Ce n’est pas qu’elle ne soit pas opérante, c’est qu’elle est limitée. Dès mes débuts, avec Didier-Georges Gabily, j’ai compris que c’était en partant de soi que l’on pouvait commencer à travailler un rôle. Le personnage existe, bien sûr – je ne suis pas Galilée ni le roi Lear. Mais ce n’est pas une vérité intangible, gravée dans le marbre, qui serait indépendante de notre regard. Le personnage est une création, une cocréation, en quelque sorte, entre ce qui est écrit et l’acteur qui le joue, sa façon d’être, son état, son histoire et son inconscient, lequel joue un grand rôle.
La distance qui existe entre l’acteur et le personnage, c’est ce que j’appelle le paysage, et c’est à l’intérieur de cet espace que l’acteur doit travailler. Ce qui veut dire, d’ailleurs, que les deux grandes méthodes que l’on oppose souvent, l’identification – celle de Stanislavski – et la distanciation – celle de Brecht –, sont une seule et même chose, en fait. Là encore, Jouvet le dit très bien : « Alceste, c’est celui qui ne pourra jamais être Alceste. » Je ne pourrai jamais être lui, mais on va essayer de faire quelque chose ensemble…
Qu’est-ce qui fait la présence d’un acteur ?
Le grand mystère… J’ai pratiqué l’art du clown, régulièrement, dans mon parcours, ce qui m’a beaucoup appris. Dans ce travail, souvent, la seule chose que vous devez faire, c’est une entrée et une sortie de scène. C’est un exercice fascinant, où l’on voit immédiatement les acteurs avec lesquels il se passe quelque chose, et ceux avec lesquels il ne se passe rien. La présence est de l’ordre de l’apparition.

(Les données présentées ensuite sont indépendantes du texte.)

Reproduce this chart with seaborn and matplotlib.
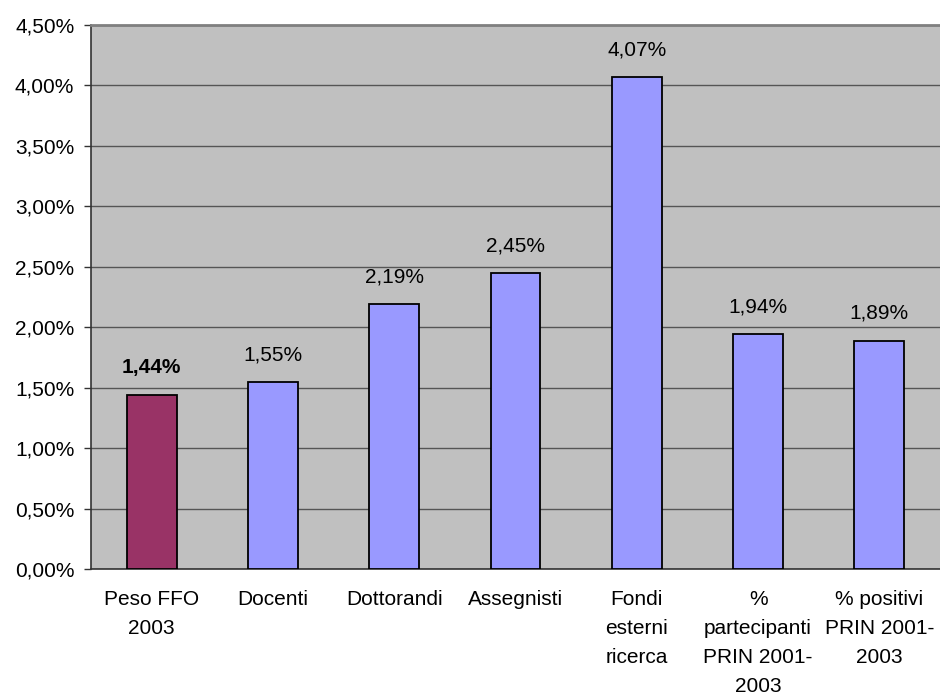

Mais qu’est-ce qui fait qu’elle est là ou pas ?
Je pense que je ne l’avais pas, au départ, cette présence. C’est venu chez moi quand je travaillais sur Gibiers du temps, de Didier-Georges Gabily. J’ai accepté de faire en moi une sorte de vide, de me laisser regarder, de laisser faire. La première chose qui se manifeste chez un être humain qui monte sur un plateau, c’est la fragilité. La présence, c’est peut-être d’accepter cette fragilité et d’en faire un élément de son travail. Il y a autant de façons de jouer que d’acteurs, et la présence, c’est sans doute accepter d’apparaître, soi.

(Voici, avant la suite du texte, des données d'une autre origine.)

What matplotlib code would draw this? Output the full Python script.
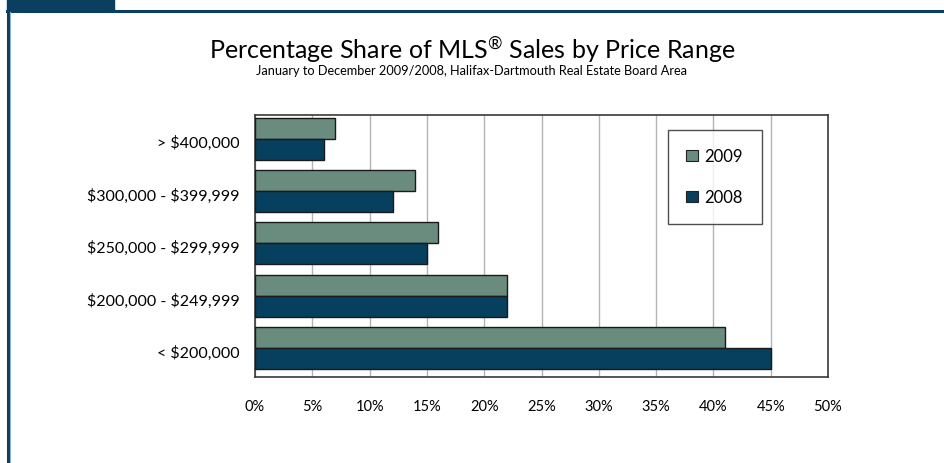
import matplotlib
matplotlib.use("Agg")
import matplotlib.pyplot as plt
from matplotlib.patches import Rectangle
from matplotlib.lines import Line2D
import numpy as np

categories = ["< $200,000", "$200,000 - $249,999", "$250,000 - $299,999",
              "$300,000 - $399,999", "> $400,000"]
values_2009 = [41, 22, 16, 14, 7]
values_2008 = [45, 22, 15, 12, 6]
xticks = [0, 5, 10, 15, 20, 25, 30, 35, 40, 45, 50]
xticklabels = [f"{v}%" for v in xticks]

C2009 = "#6a8c7e"
C2008 = "#07405f"
FRAME = "#0b3f60"

plt.rcParams['font.family'] = ['Lato', 'DejaVu Sans']
plt.rcParams['mathtext.fontset'] = 'custom'
plt.rcParams['mathtext.rm'] = 'Lato'

W, H = 944, 464
fig = plt.figure(figsize=(W / 100, H / 100), dpi=100)

# frame decorations
fig.patches.append(Rectangle((7 / W, 1 - 11 / H), (114 - 7) / W, 11 / H,
                             transform=fig.transFigure, color=FRAME, zorder=0))
fig.lines.append(Line2D([7 / W, 1], [1 - 12 / H, 1 - 12 / H], transform=fig.transFigure,
                        color=FRAME, lw=2.2))
fig.lines.append(Line2D([8 / W, 8 / W], [0, 1 - 12 / H], transform=fig.transFigure,
                        color=FRAME, lw=2.2))
fig.lines.append(Line2D([9.5 / W, 9.5 / W], [0, 1 - 13 / H], transform=fig.transFigure,
                        color="#8fb0c8", lw=0.8))

left, right, top, bottom = 255, 828, 116, 378
ax = fig.add_axes([left / W, 1 - bottom / H, (right - left) / W, (bottom - top) / H])

y = np.arange(len(categories))
h = 0.40
ax.barh(y + 0.05 + h / 2, values_2009, height=h, color=C2009, edgecolor="#1a1a1a",
        linewidth=1.0, label="2009", zorder=3)
ax.barh(y + 0.05 - h / 2, values_2008, height=h, color=C2008, edgecolor="#1a1a1a",
        linewidth=1.0, label="2008", zorder=3)

ax.set_xlim(0, 50)
ax.set_ylim(-0.5, len(categories) - 0.5)
ax.set_xticks(xticks)
ax.set_xticklabels(xticklabels, fontsize=10.5)
ax.set_yticks(y)
ax.set_yticklabels([c.replace("$", "\\$") for c in categories], fontsize=11.5)
ax.tick_params(axis='both', length=0)
ax.tick_params(axis='x', pad=16)
ax.tick_params(axis='y', pad=11)
ax.xaxis.grid(True, color="#b4b4b4", lw=1.0, zorder=0)
for s in ax.spines.values():
    s.set_color("#3a3a3a")
    s.set_linewidth(1.2)

leg = ax.legend(loc="upper left", bbox_to_anchor=((668 - left) / (right - left), 1 - (131 - top) / (bottom - top)),
                frameon=True, fontsize=12, handlelength=0.7, handleheight=0.7,
                labelspacing=1.5, borderpad=1.1, handletextpad=0.4, fancybox=False,
                borderaxespad=0)
leg.get_frame().set_edgecolor("#222222")
leg.get_frame().set_linewidth(1.0)
for p in leg.get_patches():
    p.set_edgecolor("#222222")
    p.set_linewidth(0.8)

fig.text(0.5, 1 - 60 / H,
         "Percentage Share of MLS$^{\u00ae}$ Sales by Price Range",
         ha="center", va="baseline", fontsize=18)
fig.text(0.5, 1 - 75 / H,
         "January to December 2009/2008, Halifax-Dartmouth Real Estate Board Area",
         ha="center", va="baseline", fontsize=9.2)

fig.savefig("out.png", dpi=100)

Ce travail sur le clown est-il aussi lié à cette question du temps, qui traverse tout votre livre ?
Dans le clown, tout accident est un motif de jeu, c’est sans doute pourquoi Samuel Beckett aimait tant cet art : plus tu rates, plus tu existes. J’ai appris que dans ce rapport à ces instants successifs que l’on traverse, on crée un temps en tant qu’acteur, un temps dans lequel on embarque les spectateurs, un temps que l’on apprivoise, à force. Jouer, c’est inventer du temps. Mais on ne le réussit pas tous les soirs…
Qu’est-ce qui fait l’unité de l’acteur, qu’il n’explose pas en mille morceaux comme les pièces de son costume d’Arlequin ?
Ces morceaux du manteau d’Arlequin, c’est formidable de les faire cohabiter sur un plateau, je trouve. Dans la conception du jeu qui est la mienne, l’angoisse de partir en morceaux n’existe pas. Jouer est un geste, ce n’est pas faire semblant d’être ce qu’on n’est pas. Jouvet, encore lui, disait qu’on ne vient pas sur le plateau décliner une identité. Le théâtre est profondément matérialiste : on est là pour faire quelque chose, pas pour être.
Ce qu’il y a de beau dans ce métier c’est que normalement, si tout se passe bien, ce qui n’est pas toujours le cas, plus on vieillit, plus ce que l’on joue rentre en écho avec ce que l’on a déjà joué. Plus on avance, et plus on a envie de laisser faire les associations d’idées, les liens secrets, ce qui s’est déposé en nous.
Antoine Vitez disait du comédien qu’il est « un poète qui écrit sur le sable ». Est-ce là la grandeur et la misère du métier, pour vous ?
C’est sa grandeur, sans la misère. Justement parce que ce temps éphémère que l’on crée et que l’on vit en tant qu’acteur est d’autant plus intense qu’il s’enfuit au moment où on l’éprouve.